Why Gerudo Logistics for Indonesia Door-to-Door
Gerudo Logistics is a Guangzhou-based freight forwarder specializing in dangerous goods and temperature-controlled cargo, with door-to-door DDP execution to Indonesia as part of our core service scope.
Our pre-shipment compliance review covers SNI certification requirements, HS code verification, and dangerous goods classification for battery-containing cargo — conducted before goods leave the factory, not after detention at Tanjung Priok. For DG shipments, we apply IATA and IMDG standards from cargo classification through final delivery.
We serve importers shipping general cargo, electronics, consumer goods, and regulated products from Guangzhou, Shenzhen, Shanghai, Ningbo, and other major export hubs to Jakarta and secondary Indonesian destinations.
To get a quote, have the following ready: your product type and specification, approximate shipment volume in CBM or KG, your supplier's city in China, and your delivery address in Indonesia. A reliable freight forwarder provides a confirmed all-in DDP rate within one business day.

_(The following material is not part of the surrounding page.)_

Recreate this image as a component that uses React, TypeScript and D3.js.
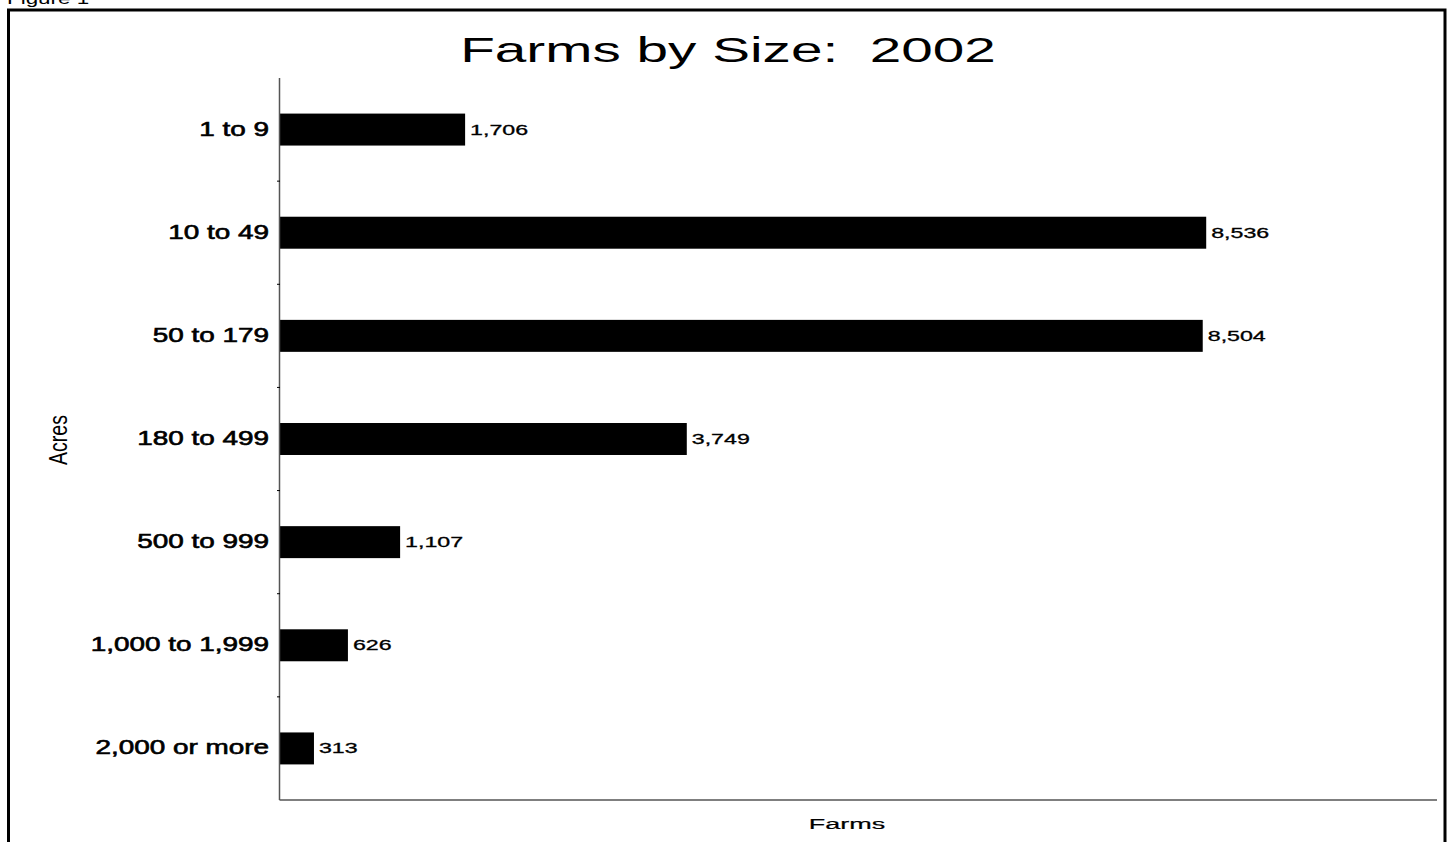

Get a Quotation from Gerudo Logistics
Frequently Asked Questions: Door-to-Door Shipping from China to Indonesia
What does door-to-door DDP shipping from China to Indonesia include? Factory pickup in China, export clearance, international freight, Indonesia import customs clearance, import duty and 12% VAT payment, and last-mile delivery to your address. Cargo insurance and Red Line inspection fees are typically excluded and quoted separately.
Do I need an Indonesian import license to use a DDP door-to-door service? No. When your freight forwarder provides a licensed Importer of Record service, they use their own API-U licensed Indonesian entity to clear goods on your behalf. You do not need a PT, NIB, or API-U of your own.

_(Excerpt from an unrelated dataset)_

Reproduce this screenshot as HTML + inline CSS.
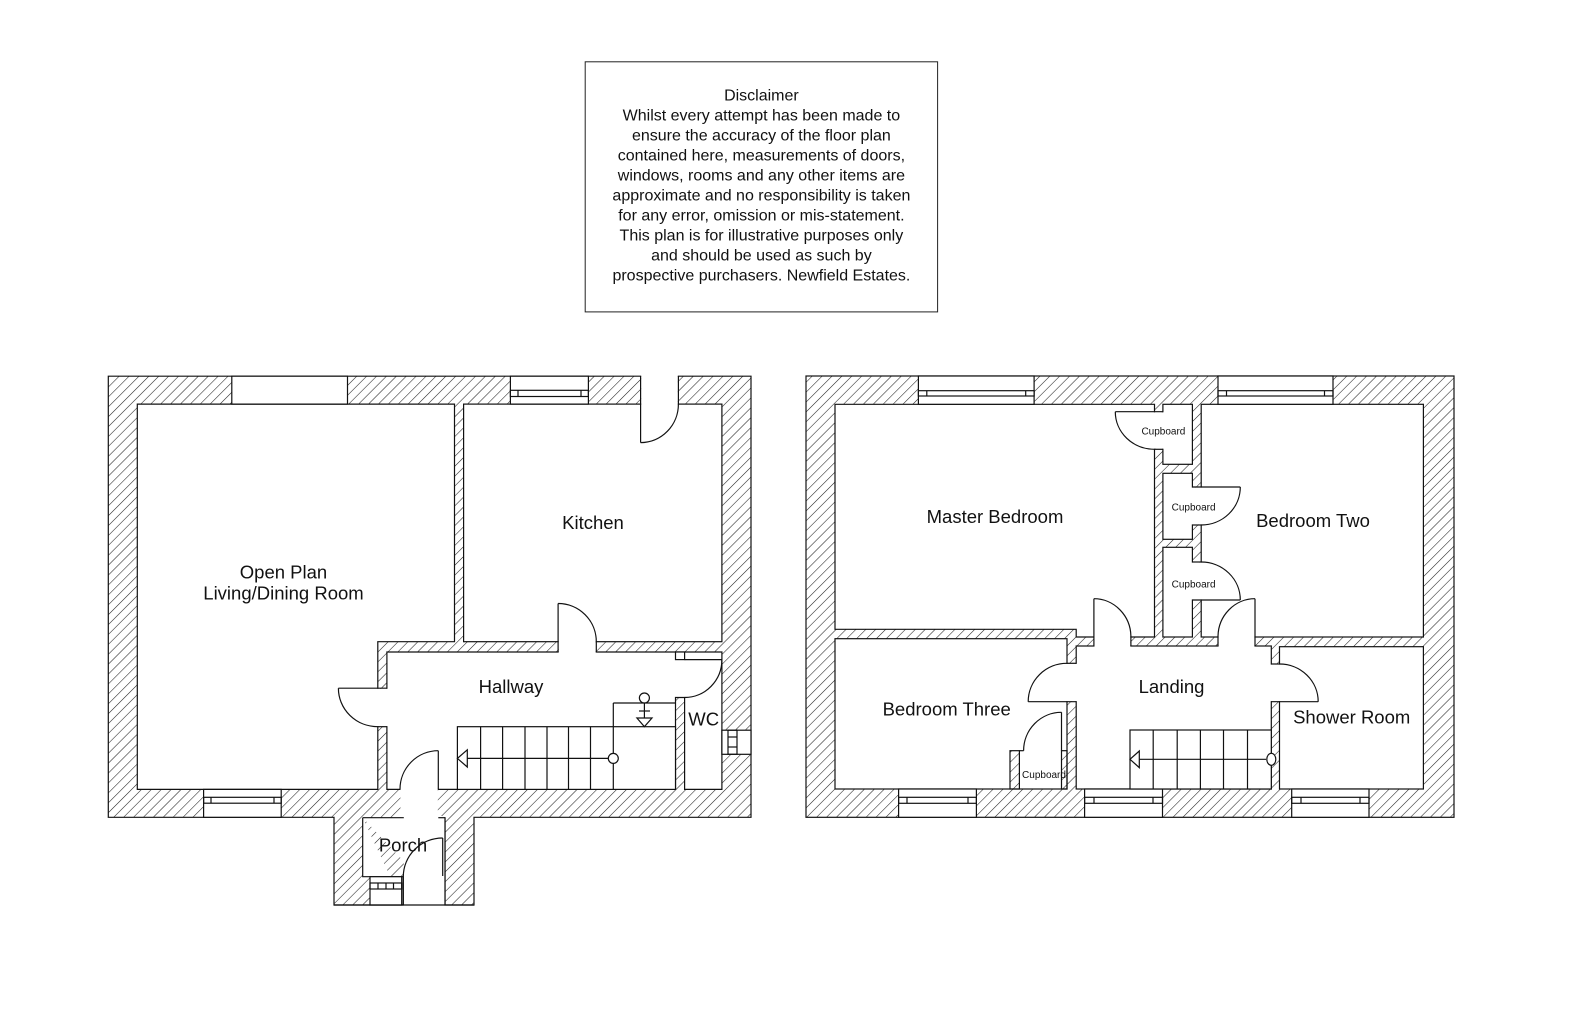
<!DOCTYPE html>
<html><head><meta charset="utf-8"><style>
html,body{margin:0;padding:0;background:#fff;}
svg{display:block;}
text{font-family:"Liberation Sans",Arial,sans-serif;fill:#111;}
</style></head><body>
<svg width="1586" height="1020" viewBox="0 0 1586 1020" xmlns="http://www.w3.org/2000/svg">
<defs>
<pattern id="h" patternUnits="userSpaceOnUse" width="7" height="7" patternTransform="rotate(45)">
<line x1="0" y1="0" x2="0" y2="7" stroke="#222" stroke-width="1.1"/>
</pattern>
</defs>
<rect width="1586" height="1020" fill="#fff"/>

<!-- Disclaimer -->
<rect x="585.2" y="61.8" width="352.4" height="250.1" fill="#fff" stroke="#222" stroke-width="1"/>
<g font-size="16" text-anchor="middle" dominant-baseline="central">
<text x="761.4" y="96.2">Disclaimer</text>
<text x="761.4" y="116.2">Whilst every attempt has been made to</text>
<text x="761.4" y="136.2">ensure the accuracy of the floor plan</text>
<text x="761.4" y="156.2">contained here, measurements of doors,</text>
<text x="761.4" y="176.2">windows, rooms and any other items are</text>
<text x="761.4" y="196.2">approximate and no responsibility is taken</text>
<text x="761.4" y="216.2">for any error, omission or mis-statement.</text>
<text x="761.4" y="236.2">This plan is for illustrative purposes only</text>
<text x="761.4" y="256.2">and should be used as such by</text>
<text x="761.4" y="276.2">prospective purchasers. Newfield Estates.</text>
</g>

<g stroke="#111" stroke-width="1.2" fill="none">
<!-- ================= GROUND FLOOR ================= -->
<path d="M108.3,376.2 H751 V817.3 H474 V905 H334 V817.3 H108.3 Z" fill="url(#h)"/>
<path d="M137.3,404.1 H454.5 V641.7 H377.8 V789.4 H137.3 Z" fill="#fff"/>
<rect x="463.6" y="404.1" width="258.3" height="237.6" fill="#fff"/>
<path d="M386.9,652 H721.9 V789.4 H684.6 V697.5 H675.5 V789.4 H386.9 Z" fill="#fff"/>

<rect x="231.8" y="376.2" width="115.7" height="27.9" fill="#fff"/>
<rect x="510.4" y="376.2" width="78" height="27.9" fill="#fff"/>
<rect x="510.4" y="390.3" width="78" height="6.2"/>
<line x1="518" y1="390.3" x2="518" y2="396.5"/><line x1="581" y1="390.3" x2="581" y2="396.5"/>
<rect x="203.6" y="789.4" width="77.6" height="27.9" fill="#fff"/>
<rect x="203.6" y="797.3" width="77.6" height="5.9"/>
<line x1="211" y1="797.3" x2="211" y2="803.2"/><line x1="274" y1="797.3" x2="274" y2="803.2"/>
<rect x="721.9" y="730.2" width="29.1" height="24.1" fill="#fff"/>
<rect x="728" y="730.2" width="9" height="24.1"/>
<line x1="728" y1="737" x2="737" y2="737"/><line x1="728" y1="747" x2="737" y2="747"/>

<rect x="641.2" y="375" width="36.6" height="30.3" fill="#fff" stroke="none"/>
<line x1="640.6" y1="376.2" x2="640.6" y2="442.6"/>
<line x1="678.4" y1="376.2" x2="678.4" y2="404.1"/>
<path d="M640.6,442.6 A37.8,38.5 0 0 0 678.4,404.1"/>

<rect x="376.6" y="688.8" width="11.5" height="37.3" fill="#fff" stroke="none"/>
<line x1="338.4" y1="688.2" x2="386.9" y2="688.2"/>
<line x1="377.8" y1="726.7" x2="386.9" y2="726.7"/>
<path d="M338.4,688.2 A39.4,38.5 0 0 0 377.8,726.7"/>

<rect x="558.7" y="640.5" width="37" height="12.7" fill="#fff" stroke="none"/>
<line x1="558.1" y1="603.5" x2="558.1" y2="652"/>
<line x1="596.3" y1="641.7" x2="596.3" y2="652"/>
<path d="M558.1,603.5 A38.2,38.2 0 0 1 596.3,641.7"/>

<rect x="675.5" y="652" width="9.1" height="7.6" fill="#fff"/>
<line x1="684.6" y1="659.6" x2="721.9" y2="659.6"/>
<path d="M721.9,659.6 A37.3,37.9 0 0 1 684.6,697.5"/>

<rect x="457.4" y="726.7" width="218.1" height="62.7" fill="#fff"/>
<line x1="480.6" y1="726.7" x2="480.6" y2="789.4"/>
<line x1="502.6" y1="726.7" x2="502.6" y2="789.4"/>
<line x1="525" y1="726.7" x2="525" y2="789.4"/>
<line x1="547" y1="726.7" x2="547" y2="789.4"/>
<line x1="568.5" y1="726.7" x2="568.5" y2="789.4"/>
<line x1="590.5" y1="726.7" x2="590.5" y2="789.4"/>
<line x1="613.3" y1="703" x2="613.3" y2="789.4"/>
<line x1="613.3" y1="703" x2="675.5" y2="703"/>
<line x1="467.3" y1="758.4" x2="608.3" y2="758.4"/>
<path d="M467.3,749.8 L457.4,758.4 L467.3,767 Z" fill="#fff"/>
<circle cx="613.3" cy="758.4" r="5" fill="#fff"/>
<circle cx="644.4" cy="698" r="5" fill="#fff"/>
<line x1="644.4" y1="703" x2="644.4" y2="718"/>
<line x1="639" y1="711" x2="650" y2="711"/>
<path d="M636.9,718 H652 L644.4,726.7 Z" fill="#fff"/>

<rect x="400.5" y="788.3" width="37.3" height="30.5" fill="#fff" stroke="none"/>
<path d="M362.7,817.7 H445 V905 M403.3,905 V876.7 H362.7 V817.7" fill="#fff"/>
<rect x="403.8" y="816" width="40.6" height="90" fill="#fff" stroke="none"/>
<line x1="445" y1="817.7" x2="445" y2="905"/>
<line x1="438.3" y1="817.7" x2="445" y2="817.7"/>
<line x1="403.3" y1="876.7" x2="403.3" y2="905"/>
<line x1="438.3" y1="750.7" x2="438.3" y2="789.3"/>
<path d="M438.3,750.7 A38.3,38.6 0 0 0 400,789.3"/>
<line x1="442.7" y1="838" x2="442.7" y2="876"/>
<path d="M442.7,838 A39.4,38.7 0 0 0 403.3,876.7"/>
<rect x="370" y="876.7" width="31.7" height="28.3" fill="#fff"/>
<rect x="370" y="883" width="31.7" height="6"/>
<line x1="378" y1="883" x2="378" y2="889"/><line x1="386" y1="883" x2="386" y2="889"/><line x1="393.5" y1="883" x2="393.5" y2="889"/>
<line x1="334" y1="905" x2="474" y2="905"/>

<!-- ================= FIRST FLOOR ================= -->
<rect x="806" y="376" width="648" height="441.3" fill="url(#h)"/>
<path d="M835,404.3 H1154.5 V637 H1076.2 V629.3 H835 Z" fill="#fff"/>
<rect x="835" y="638.7" width="232" height="150.3" fill="#fff"/>
<rect x="1076.2" y="646" width="195.1" height="143" fill="#fff"/>
<rect x="1201.2" y="404.3" width="222.2" height="232.7" fill="#fff"/>
<rect x="1279.5" y="646.7" width="143.9" height="142.3" fill="#fff"/>
<rect x="1162.9" y="404.3" width="29.5" height="60" fill="#fff"/>
<rect x="1162.9" y="473.3" width="29.5" height="66" fill="#fff"/>
<rect x="1162.9" y="547.3" width="29.5" height="89.7" fill="#fff"/>

<rect x="918.4" y="376" width="115.7" height="28.3" fill="#fff"/>
<rect x="918.4" y="390.7" width="115.7" height="5.3"/>
<line x1="926.8" y1="390.7" x2="926.8" y2="396"/><line x1="1025.7" y1="390.7" x2="1025.7" y2="396"/>
<rect x="1218" y="376" width="115" height="28.3" fill="#fff"/>
<rect x="1218" y="390.7" width="115" height="5.3"/>
<line x1="1226.5" y1="390.7" x2="1226.5" y2="396"/><line x1="1324.5" y1="390.7" x2="1324.5" y2="396"/>
<rect x="898.6" y="789" width="77.8" height="28.3" fill="#fff"/>
<rect x="898.6" y="797.3" width="77.8" height="6"/>
<line x1="907" y1="797.3" x2="907" y2="803.3"/><line x1="968" y1="797.3" x2="968" y2="803.3"/>
<rect x="1084.6" y="789" width="77.9" height="28.3" fill="#fff"/>
<rect x="1084.6" y="797.3" width="77.9" height="6"/>
<line x1="1094" y1="797.3" x2="1094" y2="803.3"/><line x1="1153" y1="797.3" x2="1153" y2="803.3"/>
<rect x="1291.7" y="789" width="77.3" height="28.3" fill="#fff"/>
<rect x="1291.7" y="797.3" width="77.3" height="6"/>
<line x1="1301" y1="797.3" x2="1301" y2="803.3"/><line x1="1360" y1="797.3" x2="1360" y2="803.3"/>

<rect x="1153.3" y="412.3" width="10.8" height="36.4" fill="#fff" stroke="none"/>
<line x1="1115.3" y1="411.7" x2="1162.9" y2="411.7"/>
<line x1="1154.5" y1="449.3" x2="1162.9" y2="449.3"/>
<path d="M1115.3,411.7 A39.2,37.6 0 0 0 1154.5,449.3"/>
<rect x="1191.2" y="487.6" width="11.2" height="36.8" fill="#fff" stroke="none"/>
<line x1="1192.4" y1="487" x2="1240.3" y2="487"/>
<line x1="1192.4" y1="525" x2="1201.2" y2="525"/>
<path d="M1240.3,487 A39.1,38 0 0 1 1201.2,525"/>
<rect x="1191.2" y="562.6" width="11.2" height="36.8" fill="#fff" stroke="none"/>
<line x1="1192.4" y1="600" x2="1240.3" y2="600"/>
<line x1="1192.4" y1="562" x2="1201.2" y2="562"/>
<path d="M1201.2,562 A39.1,38 0 0 1 1240.3,600"/>

<rect x="1094.5" y="636" width="35.8" height="11" fill="#fff" stroke="none"/>
<line x1="1093.9" y1="598.7" x2="1093.9" y2="646"/>
<line x1="1130.9" y1="637" x2="1130.9" y2="646"/>
<path d="M1093.9,598.7 A37,38.3 0 0 1 1130.9,637"/>
<rect x="1218.6" y="636" width="35.8" height="11" fill="#fff" stroke="none"/>
<line x1="1255" y1="598.7" x2="1255" y2="646"/>
<line x1="1218" y1="637" x2="1218" y2="646"/>
<path d="M1255,598.7 A37,38.3 0 0 0 1218,637"/>
<rect x="1065.8" y="663.9" width="11.6" height="37.2" fill="#fff" stroke="none"/>
<line x1="1028.2" y1="701.7" x2="1076.2" y2="701.7"/>
<line x1="1067" y1="663.3" x2="1076.2" y2="663.3"/>
<path d="M1028.2,701.7 A38.8,38.4 0 0 1 1067,663.3"/>
<rect x="1270.1" y="664.6" width="10.6" height="36.5" fill="#fff" stroke="none"/>
<line x1="1271.3" y1="701.7" x2="1318.2" y2="701.7"/>
<line x1="1271.3" y1="664" x2="1279.5" y2="664"/>
<path d="M1279.5,664 A38.7,37.7 0 0 1 1318.2,701.7"/>

<rect x="1010" y="750.7" width="9.4" height="38.3" fill="url(#h)"/>
<rect x="1061.5" y="750.7" width="5.5" height="38.3" fill="url(#h)"/>
<line x1="1019.4" y1="750.7" x2="1023.6" y2="750.7"/>
<line x1="1061.5" y1="712.3" x2="1061.5" y2="750.7"/>
<path d="M1061.5,712.3 A37.9,38.4 0 0 0 1023.6,750.7"/>

<rect x="1130" y="730" width="141.3" height="59" fill="#fff"/>
<line x1="1153.2" y1="730" x2="1153.2" y2="789"/>
<line x1="1177.2" y1="730" x2="1177.2" y2="789"/>
<line x1="1200.4" y1="730" x2="1200.4" y2="789"/>
<line x1="1223.5" y1="730" x2="1223.5" y2="789"/>
<line x1="1247.5" y1="730" x2="1247.5" y2="789"/>
<line x1="1139.3" y1="759.3" x2="1266" y2="759.3"/>
<path d="M1139.3,751 L1130,759.3 L1139.3,767.6 Z" fill="#fff"/>
<ellipse cx="1271.3" cy="759.3" rx="4.5" ry="6" fill="#fff"/>
</g>

<g font-size="18.5" text-anchor="middle" dominant-baseline="central">
<text x="283.5" y="572">Open Plan</text>
<text x="283.5" y="593">Living/Dining Room</text>
<text x="593" y="522.5">Kitchen</text>
<text x="511" y="686.5">Hallway</text>
<text x="703.7" y="719">WC</text>
<text x="403" y="845">Porch</text>
<text x="995" y="516.4">Master Bedroom</text>
<text x="1313" y="520.4">Bedroom Two</text>
<text x="1171.5" y="686.5">Landing</text>
<text x="946.7" y="708.8">Bedroom Three</text>
<text x="1351.7" y="716.9">Shower Room</text>
</g>
<g font-size="10" text-anchor="middle" dominant-baseline="central">
<text x="1163.4" y="432">Cupboard</text>
<text x="1193.6" y="508">Cupboard</text>
<text x="1193.6" y="585">Cupboard</text>
<text x="1044" y="775.6">Cupboard</text>
</g>
</svg>
</body></html>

What is the minimum shipment size for door-to-door sea freight? Most freight forwarders accept a minimum of 0.1 to 1 CBM for LCL sea freight. Air freight minimum chargeable weight is typically 1 to 5 KG. Confirm with your freight forwarder before quoting to your own customers.
How long does door-to-door shipping from China to Jakarta take? Sea freight LCL door-to-door (DDP): 20 to 35 days. Air freight door-to-door (DDP): 5 to 10 business days. Red Line inspection adds three to seven days to either timeline.
Does my product need SNI certification to enter Indonesia? Many electronics and appliance categories do, including LED lighting, chargers, audio-visual equipment, and portable devices. Mandatory enforcement began June 2025. Send your product spec sheet to your freight forwarder for a compliance check before placing a purchase order.
What is Form E and does it reduce my import taxes? Form E is a Certificate of Origin issued by Chinese authorities (CCPIT or CIQ) that activates ACFTA duty reduction — typically 0 to 5% instead of standard MFN rates. It must be issued before your goods are shipped. On a $15,000 shipment this can save several hundred dollars in taxes. For food-specific import tax structures, see our Indonesia food import compliance guide.
Can I ship products containing lithium batteries door-to-door to Indonesia? Yes, but they are classified as sensitive cargo and carry higher rates ($12 to $16 per KG for air freight DDP). UN38.3 test reports are required. Your supplier must prepare this documentation before shipment.
Conclusion
Shipping from China to Indonesia involves more moving parts than most other trade corridors in Southeast Asia. Customs channel assignments, SNI certification requirements, IOR licensing, and red light period controls all affect whether your cargo clears on time and at the cost you planned for.
Through a door-to-door DDP arrangement, you can import from China to Indonesia without your own Indonesian company, without filing customs declarations directly, and without separate negotiations with Indonesian tax authorities. Your freight forwarder holds the import license, pays the duties and VAT on your behalf, and delivers to your address. The cost is consolidated into a single quoted rate.
Whatever arrangement you use, the variables that determine outcome are the same: accurate documentation, compliant product certification, and a freight forwarder with genuine operational capability on this specific route.